• Archaeology and the Acropolis

    May 6 in Greece ⋅ ☀️ 75 °F

    This was a two-museum day (museum-feet!), and a lot more walking. We did a morning self-guided tour of the neighborhoods around our Airbnb, by chance catching the presidential guards doing their slow-motion step movements. An arch commemorating Emperor Hadrian is just standing alone alongside a busy boulevard, as are the ruins of Zeus’ temple. Archaeological artifacts everywhere!

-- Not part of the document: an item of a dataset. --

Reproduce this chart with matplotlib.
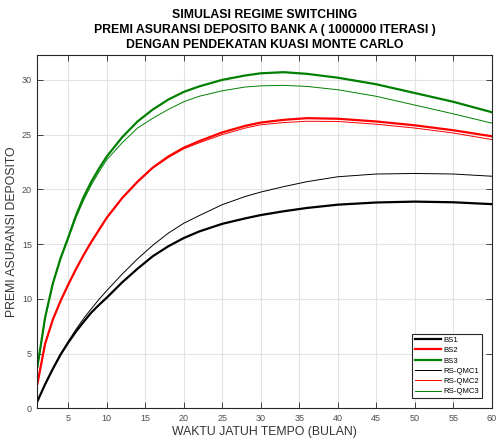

    The Athens Archaeological Museum is nice, but the audioguide was a little overwhelming, so we skipped it and just wandered around the sculptures and artifacts of offerings from various tombs over various centuries. In the Bronze collection, they featured an object called the Antikythera mechanism, also called a clockwork computer. It was built around 200 BC and is regarded as the first known analog computer! Among the wealth of information it could calculate: the positions of the sun, moon, planets and stars; the lunar phase; the dates of upcoming solar eclipses; the speed of the Moon through the sky; the dates of the Olympic games and so much more. Learn more about it yourself on the Atlas Obscura website.

    After a brief break at our apartment, we met our guide for a tour of the Acropolis Museum and the Acropolis site (after days of tantalizing views of the site from below). The museum is fantastic! Recently built in 2018, it is an architectural marvel in addition to housing an extensive collection of the original friezes and statuary from the Acropolis (the parts that weren’t taken away for the British Museum, that is!). The ground floor and entranceway feature glass floors, providing views of the excavation of ancient Athenian neighborhoods beneath the museum.

    Our guide noted that the marble architectural elements, as well as the sculptures, were originally colorfully decorated by using mineral pigments mixed with beeswax.

    Then it was up, up, up to the Acropolis site itself. It was amazing to be walking among these monuments from the 5th century BC.

    We finished off the day with a short mythology theater presentation on the rooftop of a building, with the Acropolis in full view in the background.